THIS week, the Food and Fibre Education SA initiative are taking 20 high-achieving students on a careers camp to promote the diverse range of opportunities in SA's agricultural sector.
Students have been selected from all corners of the state - from Orroroo to Port Lincoln, Booleroo Centre to Adelaide, Kapunda to Loxton.
Food and Fibre Education SA manager Belinda Cay says the camp will showcase more than 50 careers in the state's food and fibre industries sector, making students realise that traditional agricultural careers are more than just gumboots and tractors.

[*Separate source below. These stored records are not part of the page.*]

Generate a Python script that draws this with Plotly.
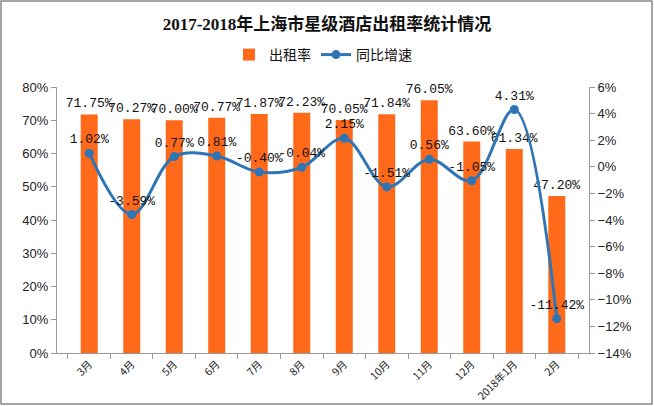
import plotly.graph_objects as go

categories = ["3月", "4月", "5月", "6月", "7月", "8月", "9月", "10月", "11月", "12月", "2018年1月", "2月"]
occupancy = [71.75, 70.27, 70.00, 70.77, 71.87, 72.23, 70.05, 71.84, 76.05, 63.60, 61.34, 47.20]
yoy = [1.02, -3.59, 0.77, 0.81, -0.40, -0.04, 2.15, -1.51, 0.56, -1.05, 4.31, -11.42]

W, H = 654, 406
L, R, T, B = 57, 65, 87, 53
pw, ph = W - L - R, H - T - B

label_font = dict(family="Liberation Mono, Noto Sans CJK SC", size=13, color="#111111")

fig = go.Figure()
fig.add_trace(go.Bar(
    x=categories, y=occupancy, name="出租率",
    marker=dict(color="#FF6A1A", line=dict(width=0)),
    text=[f"{v:.2f}%" for v in occupancy], textposition="outside",
    textfont=label_font, cliponaxis=False, constraintext="none", textangle=0,
))
fig.add_trace(go.Scatter(
    x=categories, y=yoy, name="同比增速", yaxis="y2",
    mode="lines+markers+text", line=dict(color="#2E75B6", width=3, shape="spline", smoothing=1.0),
    marker=dict(color="#2E75B6", size=9),
    text=[f"{v:.2f}%" for v in yoy], textposition="top center",
    textfont=label_font, cliponaxis=False,
))

def px_x(p):
    return (p - L) / pw

def px_y(p):
    return (H - B - p) / ph

fig.update_layout(
    width=W, height=H,
    margin=dict(l=L, r=R, t=T, b=B, autoexpand=False),
    paper_bgcolor="white", plot_bgcolor="white",
    title=dict(text="<b>2017-2018年上海市星级酒店出租率统计情况</b>", x=0.5, xanchor="center",
               y=1 - 24 / H, yanchor="middle",
               font=dict(family="Liberation Serif, Noto Sans CJK SC", size=17, color="#111111")),
    legend=dict(orientation="h", x=0.5, xanchor="center", y=1 - 55 / H, yref="container", yanchor="middle",
                font=dict(family="Noto Sans CJK SC", size=14, color="#111111"), itemwidth=30),
    bargap=0.6,
    showlegend=True,
    xaxis=dict(type="category", showline=True, linecolor="#999999", ticks="outside", tickcolor="#999999",
               tickson="boundaries", ticklen=5,
               tickangle=-45, tickfont=dict(family="Noto Sans CJK SC", size=10.5, color="#222222"),
               showgrid=False, automargin=False),
    yaxis=dict(range=[0, 80], dtick=10, ticksuffix="%", showline=True, linecolor="#999999",
               ticks="outside", tickcolor="#999999", showgrid=False, zeroline=False, automargin=False,
               tickfont=dict(family="Liberation Sans, DejaVu Sans", size=13, color="#222222")),
    yaxis2=dict(range=[-14, 6], dtick=2, ticksuffix="%", overlaying="y", side="right", showline=True,
                linecolor="#999999", ticks="outside", tickcolor="#999999", showgrid=False, zeroline=False,
                automargin=False,
                tickfont=dict(family="Liberation Sans, DejaVu Sans", size=13, color="#222222")),
    shapes=[dict(type="rect", xref="paper", yref="paper",
                 x0=px_x(1), x1=px_x(W - 2), y0=px_y(H - 2), y1=px_y(1),
                 line=dict(color="#888888", width=1.5), layer="below")],
)

fig.write_html("out.html", config={"displayModeBar": False},
               post_script="document.body.style.margin='0';document.body.style.overflow='hidden';")
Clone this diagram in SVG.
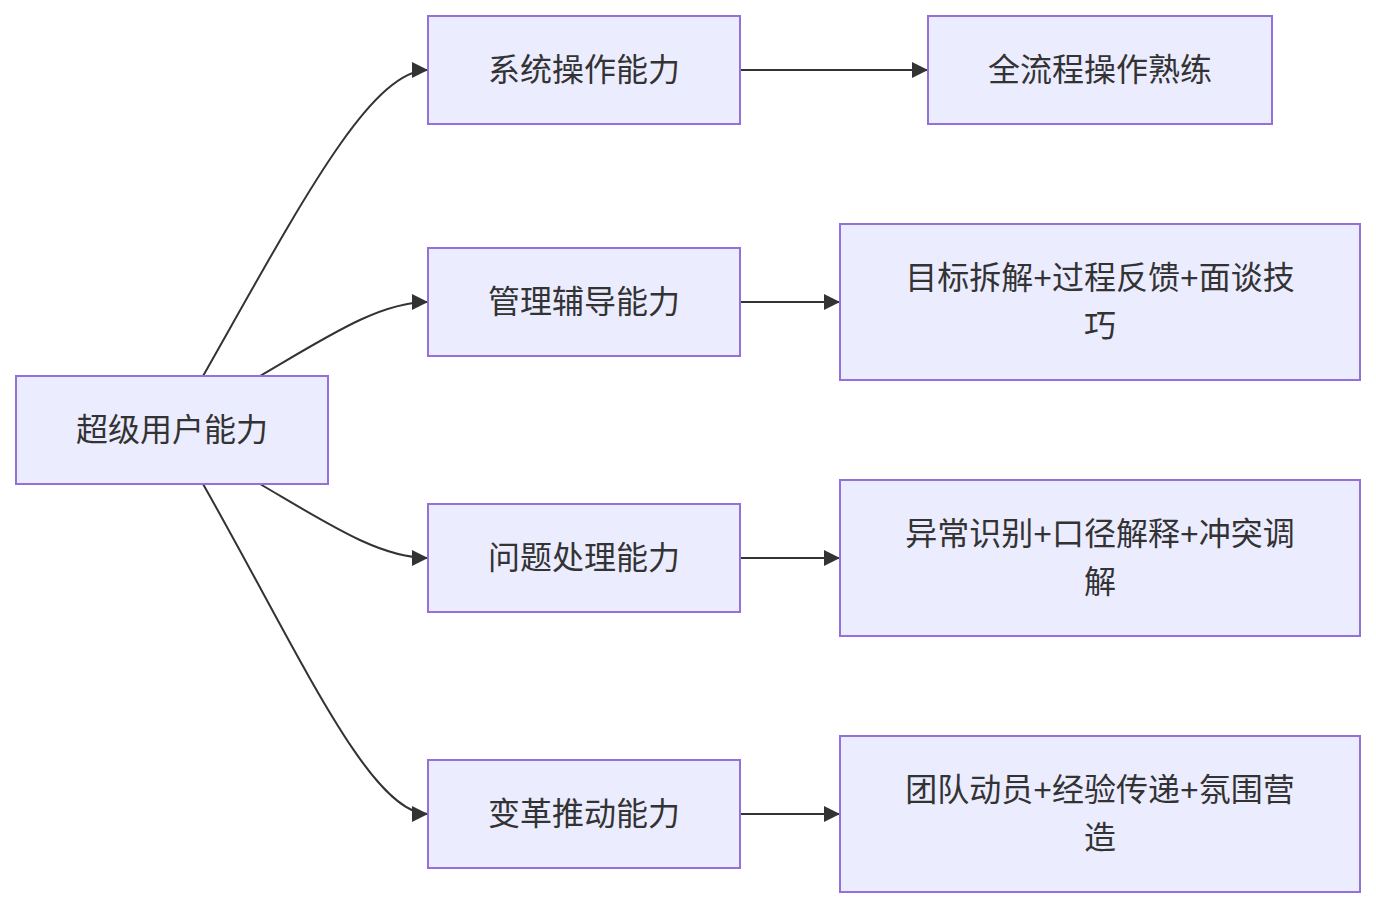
<svg xmlns="http://www.w3.org/2000/svg" width="1376" height="908" viewBox="0 0 1376 908">
<style>
.node rect{fill:#ECECFF;stroke:#9370DB;stroke-width:2}
.node text{font-family:"Liberation Sans","Noto Sans CJK SC",sans-serif;font-size:32px;fill:#333;text-anchor:middle;dominant-baseline:central}
.edges path{fill:none;stroke:#333;stroke-width:2}
</style>
<defs>
<marker id="arr" markerUnits="userSpaceOnUse" markerWidth="16" markerHeight="16" refX="16" refY="8" orient="auto" viewBox="0 0 16 16">
<path d="M0,0 L16,8 L0,16 Z" fill="#333"/>
</marker>
</defs>
<rect width="1376" height="908" fill="#fff"/>
<g class="edges">
<path d="M203,376 C300,205 370,70 428,70" marker-end="url(#arr)"/>
<path d="M260,376 C330,335 380,302 428,302" marker-end="url(#arr)"/>
<path d="M260,484 C330,525 380,558 428,558" marker-end="url(#arr)"/>
<path d="M203,484 C300,655 370,814 428,814" marker-end="url(#arr)"/>
<path d="M740,70 L928,70" marker-end="url(#arr)"/>
<path d="M740,302 L840,302" marker-end="url(#arr)"/>
<path d="M740,558 L840,558" marker-end="url(#arr)"/>
<path d="M740,814 L840,814" marker-end="url(#arr)"/>
</g>
<g id="A" class="node"><rect x="16" y="376" width="312" height="108"/><text x="172" y="430">超级用户能力</text></g>
<g id="B1" class="node"><rect x="428" y="16" width="312" height="108"/><text x="584" y="70">系统操作能力</text></g>
<g id="B2" class="node"><rect x="428" y="248" width="312" height="108"/><text x="584" y="302">管理辅导能力</text></g>
<g id="B3" class="node"><rect x="428" y="504" width="312" height="108"/><text x="584" y="558">问题处理能力</text></g>
<g id="B4" class="node"><rect x="428" y="760" width="312" height="108"/><text x="584" y="814">变革推动能力</text></g>
<g id="C1" class="node"><rect x="928" y="16" width="344" height="108"/><text x="1100" y="70">全流程操作熟练</text></g>
<g id="C2" class="node"><rect x="840" y="224" width="520" height="156"/><text x="1100" y="278">目标拆解+过程反馈+面谈技</text><text x="1100" y="326">巧</text></g>
<g id="C3" class="node"><rect x="840" y="480" width="520" height="156"/><text x="1100" y="534">异常识别+口径解释+冲突调</text><text x="1100" y="582">解</text></g>
<g id="C4" class="node"><rect x="840" y="736" width="520" height="156"/><text x="1100" y="790">团队动员+经验传递+氛围营</text><text x="1100" y="838">造</text></g>
</svg>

Ms Cay says the camp challenges the traditional views of agriculture - with the camp called 'food and fibre', to not only reflect the terminology used in the national curriculum, but also to reflect that the industry is responsible for growing sustainable and nutritious food, such as grains, beef, sheep meat and horticultural produce. It also explores natural fibres, such as wool.
"Over the four-day camp students will hear from a range of industry representatives who will speak openly about their career pathways, salaries and opportunities," she said.

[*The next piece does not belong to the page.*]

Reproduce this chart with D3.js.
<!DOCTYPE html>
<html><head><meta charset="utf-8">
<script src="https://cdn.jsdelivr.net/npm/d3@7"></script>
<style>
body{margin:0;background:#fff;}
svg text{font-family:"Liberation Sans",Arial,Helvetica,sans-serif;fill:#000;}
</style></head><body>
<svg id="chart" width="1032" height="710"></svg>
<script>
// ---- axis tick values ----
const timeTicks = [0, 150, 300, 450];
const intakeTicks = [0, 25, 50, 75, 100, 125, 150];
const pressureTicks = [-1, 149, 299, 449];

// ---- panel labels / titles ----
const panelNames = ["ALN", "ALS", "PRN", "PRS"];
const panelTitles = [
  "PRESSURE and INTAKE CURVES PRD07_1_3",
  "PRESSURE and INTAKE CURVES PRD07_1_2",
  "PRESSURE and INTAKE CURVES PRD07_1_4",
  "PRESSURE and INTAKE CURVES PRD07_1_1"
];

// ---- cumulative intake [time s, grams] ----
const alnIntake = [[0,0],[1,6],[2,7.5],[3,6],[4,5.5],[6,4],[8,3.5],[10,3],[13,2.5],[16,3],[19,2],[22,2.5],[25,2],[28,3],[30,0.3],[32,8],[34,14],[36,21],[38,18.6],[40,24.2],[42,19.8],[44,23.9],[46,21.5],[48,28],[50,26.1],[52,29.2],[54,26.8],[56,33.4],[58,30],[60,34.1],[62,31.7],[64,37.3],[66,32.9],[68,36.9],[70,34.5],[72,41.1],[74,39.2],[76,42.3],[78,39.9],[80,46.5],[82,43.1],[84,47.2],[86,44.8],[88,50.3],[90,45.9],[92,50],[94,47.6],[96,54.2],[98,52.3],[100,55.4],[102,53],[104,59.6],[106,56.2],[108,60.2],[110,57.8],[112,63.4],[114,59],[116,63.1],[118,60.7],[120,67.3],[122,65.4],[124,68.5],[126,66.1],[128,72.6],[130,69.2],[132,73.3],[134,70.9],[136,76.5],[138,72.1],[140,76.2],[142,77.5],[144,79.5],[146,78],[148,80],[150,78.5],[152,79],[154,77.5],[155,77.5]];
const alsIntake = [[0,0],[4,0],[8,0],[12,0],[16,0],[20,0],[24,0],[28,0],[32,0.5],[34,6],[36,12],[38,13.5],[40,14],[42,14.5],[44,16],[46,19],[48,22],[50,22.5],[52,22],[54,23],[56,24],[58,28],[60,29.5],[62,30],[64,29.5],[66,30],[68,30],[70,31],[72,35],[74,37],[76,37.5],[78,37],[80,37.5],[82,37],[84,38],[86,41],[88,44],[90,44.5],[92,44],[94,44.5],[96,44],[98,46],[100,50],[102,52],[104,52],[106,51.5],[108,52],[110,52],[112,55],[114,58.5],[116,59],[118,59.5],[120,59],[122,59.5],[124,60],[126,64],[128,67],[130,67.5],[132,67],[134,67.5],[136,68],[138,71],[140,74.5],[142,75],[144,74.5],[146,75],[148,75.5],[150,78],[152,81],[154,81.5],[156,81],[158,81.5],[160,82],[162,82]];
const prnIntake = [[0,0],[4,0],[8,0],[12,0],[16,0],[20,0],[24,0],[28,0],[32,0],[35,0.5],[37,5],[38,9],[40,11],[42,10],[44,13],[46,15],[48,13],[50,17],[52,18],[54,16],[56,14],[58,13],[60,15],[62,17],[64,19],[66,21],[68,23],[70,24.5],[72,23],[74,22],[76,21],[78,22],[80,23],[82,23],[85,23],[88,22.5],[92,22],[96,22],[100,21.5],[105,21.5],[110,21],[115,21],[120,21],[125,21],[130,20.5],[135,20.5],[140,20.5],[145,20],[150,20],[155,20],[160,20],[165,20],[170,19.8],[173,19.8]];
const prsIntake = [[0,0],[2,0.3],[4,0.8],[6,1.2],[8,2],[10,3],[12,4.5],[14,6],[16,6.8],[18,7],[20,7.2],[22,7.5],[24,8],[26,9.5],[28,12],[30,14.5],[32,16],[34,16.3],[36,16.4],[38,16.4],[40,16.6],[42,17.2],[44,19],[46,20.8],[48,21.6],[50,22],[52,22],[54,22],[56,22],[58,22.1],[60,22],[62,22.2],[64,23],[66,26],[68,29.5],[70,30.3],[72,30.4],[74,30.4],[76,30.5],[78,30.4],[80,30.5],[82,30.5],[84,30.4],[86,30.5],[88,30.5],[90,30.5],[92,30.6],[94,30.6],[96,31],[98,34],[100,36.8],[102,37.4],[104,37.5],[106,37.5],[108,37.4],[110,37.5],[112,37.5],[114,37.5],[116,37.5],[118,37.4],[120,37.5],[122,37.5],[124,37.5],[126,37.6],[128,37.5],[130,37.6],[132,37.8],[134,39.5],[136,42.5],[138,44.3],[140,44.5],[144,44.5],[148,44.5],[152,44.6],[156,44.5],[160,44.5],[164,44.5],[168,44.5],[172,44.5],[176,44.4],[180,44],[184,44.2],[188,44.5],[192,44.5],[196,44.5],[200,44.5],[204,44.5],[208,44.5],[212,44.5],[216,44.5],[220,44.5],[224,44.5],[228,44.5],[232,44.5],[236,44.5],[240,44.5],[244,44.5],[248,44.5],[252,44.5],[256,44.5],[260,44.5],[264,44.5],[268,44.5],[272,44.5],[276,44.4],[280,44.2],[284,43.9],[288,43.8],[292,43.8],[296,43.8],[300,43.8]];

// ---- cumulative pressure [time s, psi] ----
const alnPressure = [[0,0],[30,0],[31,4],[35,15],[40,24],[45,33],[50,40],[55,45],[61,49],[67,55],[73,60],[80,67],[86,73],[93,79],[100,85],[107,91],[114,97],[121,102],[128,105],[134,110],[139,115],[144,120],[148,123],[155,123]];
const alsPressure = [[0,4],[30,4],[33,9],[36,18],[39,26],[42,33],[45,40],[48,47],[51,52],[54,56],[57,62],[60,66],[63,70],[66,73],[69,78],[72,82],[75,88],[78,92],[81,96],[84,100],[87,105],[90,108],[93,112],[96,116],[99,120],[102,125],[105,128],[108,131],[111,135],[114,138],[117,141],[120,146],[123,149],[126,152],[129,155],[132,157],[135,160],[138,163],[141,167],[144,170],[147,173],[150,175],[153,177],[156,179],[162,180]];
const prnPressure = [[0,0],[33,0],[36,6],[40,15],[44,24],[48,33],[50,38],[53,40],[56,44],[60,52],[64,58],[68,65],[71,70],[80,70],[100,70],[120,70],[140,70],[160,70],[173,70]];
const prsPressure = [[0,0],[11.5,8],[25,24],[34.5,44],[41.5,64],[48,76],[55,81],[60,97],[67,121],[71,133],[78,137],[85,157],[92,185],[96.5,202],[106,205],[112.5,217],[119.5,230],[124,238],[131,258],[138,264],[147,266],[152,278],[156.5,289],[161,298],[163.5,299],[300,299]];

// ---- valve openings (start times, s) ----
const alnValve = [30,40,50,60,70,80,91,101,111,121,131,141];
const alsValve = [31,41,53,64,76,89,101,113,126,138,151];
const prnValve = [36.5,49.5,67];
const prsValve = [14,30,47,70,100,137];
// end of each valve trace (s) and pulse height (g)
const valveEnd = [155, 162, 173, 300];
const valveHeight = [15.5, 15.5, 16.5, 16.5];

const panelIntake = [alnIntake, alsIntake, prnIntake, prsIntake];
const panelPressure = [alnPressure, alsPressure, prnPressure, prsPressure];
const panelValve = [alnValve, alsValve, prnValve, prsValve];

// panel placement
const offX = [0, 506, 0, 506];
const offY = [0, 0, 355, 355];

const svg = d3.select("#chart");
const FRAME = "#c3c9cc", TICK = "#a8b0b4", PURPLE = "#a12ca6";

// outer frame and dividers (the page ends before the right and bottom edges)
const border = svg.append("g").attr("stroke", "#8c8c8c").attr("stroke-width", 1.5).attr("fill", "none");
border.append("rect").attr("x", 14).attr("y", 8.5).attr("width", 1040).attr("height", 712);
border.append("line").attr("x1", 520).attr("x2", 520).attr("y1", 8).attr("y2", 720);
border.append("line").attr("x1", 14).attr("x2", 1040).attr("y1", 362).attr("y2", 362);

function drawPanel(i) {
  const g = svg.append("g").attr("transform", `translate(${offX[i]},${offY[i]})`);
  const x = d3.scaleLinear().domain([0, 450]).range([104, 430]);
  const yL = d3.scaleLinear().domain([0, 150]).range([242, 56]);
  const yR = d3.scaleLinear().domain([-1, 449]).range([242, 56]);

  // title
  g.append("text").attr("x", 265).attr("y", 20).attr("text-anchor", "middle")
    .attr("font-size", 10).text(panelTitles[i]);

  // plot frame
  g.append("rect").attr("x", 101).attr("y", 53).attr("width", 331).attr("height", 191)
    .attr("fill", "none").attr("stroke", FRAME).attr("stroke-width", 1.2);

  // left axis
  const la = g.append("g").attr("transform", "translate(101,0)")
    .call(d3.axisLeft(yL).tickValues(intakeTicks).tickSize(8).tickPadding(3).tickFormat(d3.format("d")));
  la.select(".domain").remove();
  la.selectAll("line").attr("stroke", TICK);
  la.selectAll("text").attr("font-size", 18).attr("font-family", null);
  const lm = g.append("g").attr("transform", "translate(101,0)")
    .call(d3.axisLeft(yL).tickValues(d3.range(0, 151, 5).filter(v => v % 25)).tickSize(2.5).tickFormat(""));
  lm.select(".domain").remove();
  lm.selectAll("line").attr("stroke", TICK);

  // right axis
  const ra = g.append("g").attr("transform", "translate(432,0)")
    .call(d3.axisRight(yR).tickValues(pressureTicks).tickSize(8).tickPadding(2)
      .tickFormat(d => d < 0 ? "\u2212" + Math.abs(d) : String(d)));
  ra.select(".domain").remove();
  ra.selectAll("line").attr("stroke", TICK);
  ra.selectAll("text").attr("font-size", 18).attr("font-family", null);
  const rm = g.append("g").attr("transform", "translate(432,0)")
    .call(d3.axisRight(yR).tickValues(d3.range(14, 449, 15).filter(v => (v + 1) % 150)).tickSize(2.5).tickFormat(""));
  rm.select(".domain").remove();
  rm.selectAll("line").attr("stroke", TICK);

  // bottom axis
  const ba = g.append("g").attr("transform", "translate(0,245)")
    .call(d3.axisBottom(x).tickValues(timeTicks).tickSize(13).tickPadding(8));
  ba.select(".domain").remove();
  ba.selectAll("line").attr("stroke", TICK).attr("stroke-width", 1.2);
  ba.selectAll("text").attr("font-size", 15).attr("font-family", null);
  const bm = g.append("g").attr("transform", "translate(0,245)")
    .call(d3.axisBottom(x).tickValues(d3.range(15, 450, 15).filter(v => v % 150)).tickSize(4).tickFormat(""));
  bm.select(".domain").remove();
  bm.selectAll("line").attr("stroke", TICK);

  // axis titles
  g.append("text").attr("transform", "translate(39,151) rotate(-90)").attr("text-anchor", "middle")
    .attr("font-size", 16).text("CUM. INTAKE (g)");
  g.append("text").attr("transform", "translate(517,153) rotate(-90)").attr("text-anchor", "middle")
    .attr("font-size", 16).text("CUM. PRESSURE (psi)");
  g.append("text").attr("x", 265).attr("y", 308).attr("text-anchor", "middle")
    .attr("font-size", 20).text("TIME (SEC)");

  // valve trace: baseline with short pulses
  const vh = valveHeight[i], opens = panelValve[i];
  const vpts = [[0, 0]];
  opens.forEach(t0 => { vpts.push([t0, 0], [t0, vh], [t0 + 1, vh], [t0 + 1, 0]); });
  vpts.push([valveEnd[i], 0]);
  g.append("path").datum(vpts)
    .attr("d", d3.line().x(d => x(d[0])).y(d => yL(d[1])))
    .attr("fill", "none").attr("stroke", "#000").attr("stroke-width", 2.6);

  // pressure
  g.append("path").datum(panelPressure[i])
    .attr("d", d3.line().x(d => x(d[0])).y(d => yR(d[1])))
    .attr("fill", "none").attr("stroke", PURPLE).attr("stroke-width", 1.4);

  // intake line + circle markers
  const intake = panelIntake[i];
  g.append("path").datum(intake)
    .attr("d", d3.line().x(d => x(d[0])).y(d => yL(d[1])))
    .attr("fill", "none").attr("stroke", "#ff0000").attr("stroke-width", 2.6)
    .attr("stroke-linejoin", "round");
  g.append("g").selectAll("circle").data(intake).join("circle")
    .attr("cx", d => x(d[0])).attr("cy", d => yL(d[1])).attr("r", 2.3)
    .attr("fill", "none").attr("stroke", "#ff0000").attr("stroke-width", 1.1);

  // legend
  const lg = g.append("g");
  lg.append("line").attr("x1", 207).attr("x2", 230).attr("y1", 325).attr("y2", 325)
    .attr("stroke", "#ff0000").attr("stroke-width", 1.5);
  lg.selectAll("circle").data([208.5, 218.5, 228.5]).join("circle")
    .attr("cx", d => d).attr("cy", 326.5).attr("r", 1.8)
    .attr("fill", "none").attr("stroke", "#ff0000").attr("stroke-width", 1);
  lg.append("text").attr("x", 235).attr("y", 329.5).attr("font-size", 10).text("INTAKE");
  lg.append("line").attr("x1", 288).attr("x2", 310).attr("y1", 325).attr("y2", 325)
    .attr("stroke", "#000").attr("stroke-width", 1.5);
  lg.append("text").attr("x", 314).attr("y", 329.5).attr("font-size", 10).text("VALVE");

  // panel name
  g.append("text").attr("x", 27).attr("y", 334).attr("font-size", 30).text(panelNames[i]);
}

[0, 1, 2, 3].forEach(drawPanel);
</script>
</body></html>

"Students get to ask about the pros and cons of the career and see their work place in action.
"We have run these camps for a number of years now and we are seeing the initiative both encouraging people to move into related certificate or tertiary study pathways and then through to the industry, and changing their perceptions of what agricultural careers look like.
New Holland Agriculture, who are platinum sponsors of the 2019 camp, became involved with the Food and Fibre initiative as they see huge potential in delivering initiatives, which positively promote the industry.

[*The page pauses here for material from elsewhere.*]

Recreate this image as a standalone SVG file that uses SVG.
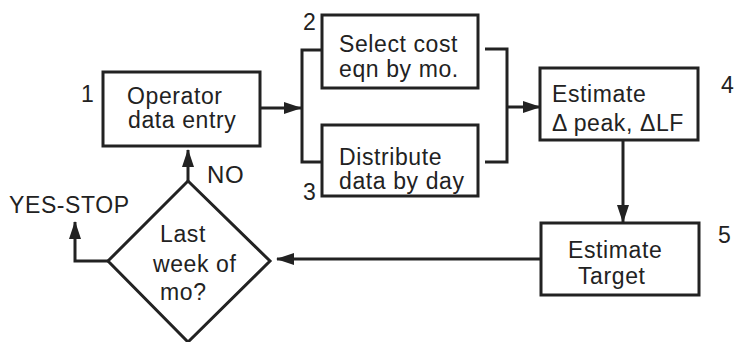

New Holland Agriculture SA sales manager Peter Brooks says with estimates of about five jobs for every one agricultural or agribusiness graduate, initiatives that help attract the next generation of experts are essential.
"New Holland uses STEAM (Science, Technology, Engineering, Agriculture and Math) skills every day to build innovative machinery for Australian growers - some of our farm implements are equipped with four computers, they steer themselves, measure grain quality and quantity, map the land topography and have features to reduce emissions," he said.
"We are always seeking skilled graduates to help us deliver the next innovative solution to sustainable agriculture.
"We are keen to show students that the industry is not just for people from a farming background, it is for innovators, entrepreneurs, scientists and business managers. The students will be able to understand first-hand what goes on in the regions and the opportunities we offer both nationally and internationally".
Along with a site visit to experience the latest in New Holland machinery, students will explore the University of Adelaide's Roseworthy and Waite Campus, Platinum Ag, Coopers Brewery, Australian Grain Technology, Princess Royal Station Feedlot, Lauke Feed Mills and Lienerts.
Ms Cay says the program is designed to showcase the careers along the value chain - from paddock to plate.
Following the camp, which is endorsed by the Agricultural Teachers Association of SA, students will complete a week-long work placement at a business of interest.
Food and Fibre Education SA is supported by the University of Adelaide, Grains Producers SA, New Holland, the Royal Agricultural & Horticultural Society and the Crop Science Society of SA.